Quando me deparei com a chamada de capa da muito importante revista francesa Opéra Magazine fiquei emocionado: “Bruno de Sá, o sopranista vindo do Brasil”.
Lembro-me dele, nos tempos da fabulosa era Luiz Fernando Malheiro no Theatro São Pedro de São Paulo: muito jovem, com voz admirável e um sentido musical perfeito. Depois de sua experiência ali, Bruno de Sá mudou-se para a Europa, onde sua carreira brilha cada vez mais.
Opéra Magazine consagrou-lhe duas páginas de entrevista, por ocasião de seu primeiro recital em disco, Roma Travestita, a ser lançado pela Warner Classics, e celebrou o fato de que “a carreira de um dos artistas mais promissores do momento decola”.
Fez também uma biografia sublinhando o papel de sua formação no Brasil: “Nascido em Santo André, no subúrbio de São Paulo, no dia 29 de novembro de 1989. Iniciou sua carreira profissional quando ainda era estudante em São Paulo, em 2013 onde, dois anos depois, aborda o papel de Sesto (La clemenza di Tito) no Theatro São Pedro. Arrebata, em 2016, o Primeiro Prêmio, o Prêmio do Público e o Prêmio Festival de Manaus no Concurso Brasileiro de Canto Maria Callas. Na Europa, integra, em 2019, a trupe de jovens artistas do Teatro da Basiléia (Theater Basel). Entre suas produções recentes mais marcantes: Carlo II il Calvo, de Porpora (Bayreuth, 2020 & 2021) e Il primo homicidio de Scarlatti (Salzburg & Montpellier, 2021)”.
Alguns trechos de sua entrevista:
(Sobre o revival de Allessandro nell’Indie, no dia 7 de setembro, em Bayreuth): "Como em sua criação, em 1730, Alessandro nelle Indie será interpretado por uma distribuição inteiramente masculina. Eu cantarei o papel de Cleofide – papel muito tenso nos recitativos, muito menos nas árias, o que não é habitual – numa montagem de Max Emanuel Cencic. Lamento apenas que, para ser verossímil em Cleofide, tenha que raspar minha barba!”
O jornalista pergunta: “Você se prestaria a cantar Giulietta em cena, diante de um Romeo feminino? [Na ópera de Bellini, os dois papéis são destinados a mulheres.]
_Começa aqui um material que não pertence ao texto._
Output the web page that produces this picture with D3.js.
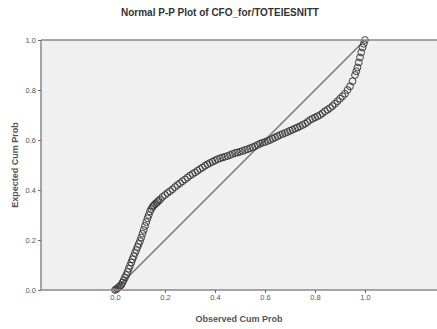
<!DOCTYPE html>
<html><head><meta charset="utf-8">
<script src="https://cdn.jsdelivr.net/npm/d3@7"></script>
<style>body{margin:0;background:#fff;}svg{display:block;font-family:"Liberation Sans",Arial,sans-serif;}</style>
</head><body>
<svg id="c" width="437" height="329"></svg>
<script>
const title = "Normal P-P Plot of CFO_for/TOTEIESNITT";
const xLabel = "Observed Cum Prob";
const yLabel = "Expected Cum Prob";
const xTicks = [0.0, 0.2, 0.4, 0.6, 0.8, 1.0];
const yTicks = [0.0, 0.2, 0.4, 0.6, 0.8, 1.0];
const observed = [
  0.00,0.005,0.01,0.015,0.02,0.025,0.03,0.035,0.04,0.045,0.05,0.055,0.06,0.065,0.07,0.075,0.08,0.085,0.09,0.095,
  0.10,0.105,0.11,0.115,0.12,0.125,0.13,0.135,0.14,0.145,0.15,0.155,0.16,0.165,0.17,0.175,0.18,0.19,0.20,0.21,
  0.22,0.23,0.24,0.25,0.26,0.27,0.28,0.29,0.30,0.31,0.32,0.33,0.34,0.35,0.36,0.37,0.38,0.39,0.40,0.41,
  0.42,0.43,0.44,0.45,0.46,0.47,0.48,0.49,0.50,0.51,0.52,0.53,0.54,0.55,0.56,0.57,0.58,0.59,0.60,0.61,
  0.62,0.63,0.64,0.65,0.66,0.67,0.68,0.69,0.70,0.71,0.72,0.73,0.74,0.75,0.76,0.77,0.78,0.79,0.80,0.81,
  0.82,0.83,0.84,0.85,0.86,0.87,0.88,0.89,0.90,0.91,0.92,0.93,0.94,0.95,0.96,0.965,0.97,0.975,0.98,0.985,
  0.99,0.995,1.00];
const expected = [
  0.00,0.003,0.007,0.012,0.016,0.02,0.03,0.04,0.05,0.06,0.072,0.085,0.097,0.11,0.123,0.135,0.148,0.16,0.172,0.184,
  0.196,0.21,0.225,0.24,0.256,0.272,0.287,0.30,0.314,0.324,0.332,0.338,0.343,0.348,0.352,0.357,0.362,0.372,0.38,0.388,
  0.395,0.403,0.412,0.42,0.427,0.435,0.442,0.45,0.458,0.464,0.47,0.477,0.484,0.49,0.497,0.503,0.508,0.513,0.518,0.523,
  0.527,0.530,0.533,0.536,0.54,0.544,0.548,0.55,0.553,0.556,0.56,0.563,0.567,0.571,0.575,0.58,0.585,0.589,0.592,0.596,
  0.60,0.605,0.61,0.615,0.62,0.624,0.628,0.632,0.637,0.641,0.646,0.65,0.655,0.66,0.665,0.672,0.68,0.685,0.69,0.695,
  0.70,0.707,0.715,0.721,0.728,0.736,0.745,0.755,0.765,0.775,0.785,0.80,0.815,0.835,0.86,0.875,0.89,0.91,0.93,0.95,
  0.97,0.985,1.00];

const svg = d3.select("#c");
const L = 41, R = 437, T = 40, B = 290;
// 0 -> 115px, 1 -> 365px
const x = d3.scaleLinear().domain([(L-115)/250, (R-115)/250]).range([L, R]);
const y = d3.scaleLinear().domain([0, 1]).range([B, T]);

svg.append("rect").attr("x", L).attr("y", T).attr("width", R-L).attr("height", B-T).attr("fill", "#f0f0f0");

// reference line
svg.append("line").attr("x1", x(0)).attr("y1", y(0)).attr("x2", x(1)).attr("y2", y(1))
  .attr("stroke", "#7a7a7a").attr("stroke-width", 1.6);

// points
const pts = observed.map((o, i) => [o, expected[i]]);
svg.append("g").selectAll("circle").data(pts).join("circle")
  .attr("cx", d => x(d[0])).attr("cy", d => y(d[1])).attr("r", 3.4)
  .attr("fill", "none").attr("stroke", "#3a3a3a").attr("stroke-width", 1);

// frame lines
svg.append("line").attr("x1", L).attr("x2", R).attr("y1", T).attr("y2", T).attr("stroke", "#888").attr("stroke-width", 1.5);
const xAxis = svg.append("g").attr("transform", `translate(0,${B})`)
  .call(d3.axisBottom(x).tickValues(xTicks).tickFormat(d3.format(".1f")).tickSize(3).tickPadding(2));
xAxis.select(".domain").attr("stroke", "#888").attr("stroke-width", 1.5).attr("d", `M${L},0H${R}`);
const yAxis = svg.append("g").attr("transform", `translate(${L},0)`)
  .call(d3.axisLeft(y).tickValues(yTicks).tickFormat(d3.format(".1f")).tickSize(3).tickPadding(2));
yAxis.select(".domain").attr("stroke", "#888").attr("stroke-width", 1.5).attr("d", `M0,${T}V${B}`);
svg.selectAll(".tick line").attr("stroke", "#666");
svg.selectAll(".tick text").attr("font-size", 7.5).attr("fill", "#555").attr("font-family", "Liberation Sans, Arial, sans-serif");

svg.append("text").attr("x", 220).attr("y", 16).attr("text-anchor", "middle")
  .attr("font-size", 10).attr("font-weight", "bold").attr("fill", "#333").text(title);
svg.append("text").attr("x", (L+R)/2).attr("y", 322).attr("text-anchor", "middle")
  .attr("font-size", 9).attr("font-weight", "bold").attr("fill", "#555").text(xLabel);
svg.append("text").attr("transform", `translate(18,${(T+B)/2}) rotate(-90)`).attr("text-anchor", "middle")
  .attr("font-size", 9).attr("font-weight", "bold").attr("fill", "#555").text(yLabel);
</script>
</body></html>
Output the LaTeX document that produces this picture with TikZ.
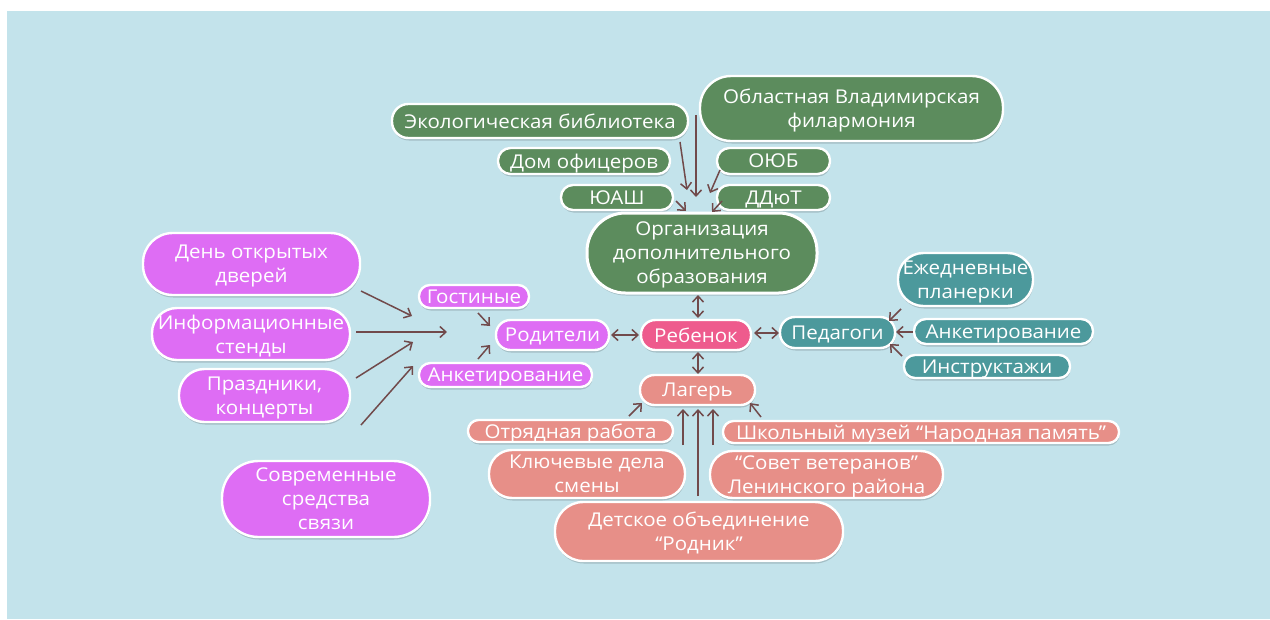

"Sem dúvida! Penso até que seria um conceito extraordinário, inteiramente no clima dos dias de hoje, que interroga a fluidez dos gêneros e sua não-compartimentação. Acho o mundo lírico muito conservador e hipócrita: acham normal que uma mulher cante um papel de homem, mas o contrário parece impossível, ou aceitável apenas num contexto ridículo ou paródico. Mas em que seria absurdo que um soprano masculino cante um papel de mulher não escrito para um castrato? Nossa época gosta de enfiar os indivíduos em compartimentos, as justificações apresentadas são a tradição, ou a intenção do compositor, mas é claro que se trata apenas de preconceitos sexistas. Para mim, todo artista que disponha das capacidades vocais exigidas por um papel tem direito de cantá-lo, sem consideração de gênero. Em Mozart, por exemplo, não vejo diferença alguma entre as partes escritas para castrato e para soprano feminino. Veja o moteto Exultate, Jubilate, que todas as mulheres cantam: foi, entretanto, estreado por Venanzio Rauzzini, o primeiro Cecilio (Lucio Silla), e ninguém diz nada contra isso! Ao lado de Sesto, Cecilio e Idamante (Idomeneo), que eu já cantei, eu estaria perfeitamente interessado por Pamina (Die Zauberflöte), a Condessa Almaviva (Le nozze di Figaro) ou Despina (Cosi fan tutte). Resta saber que teatro me proporia esses papéis... Uma coisa é certa: se eu me lançar num deles, farei com toda a seriedade exigida, trazendo minha cor particular, mas também minha sensibilidade e minha emoção. Não quero ser tomado por um monstro de circo!”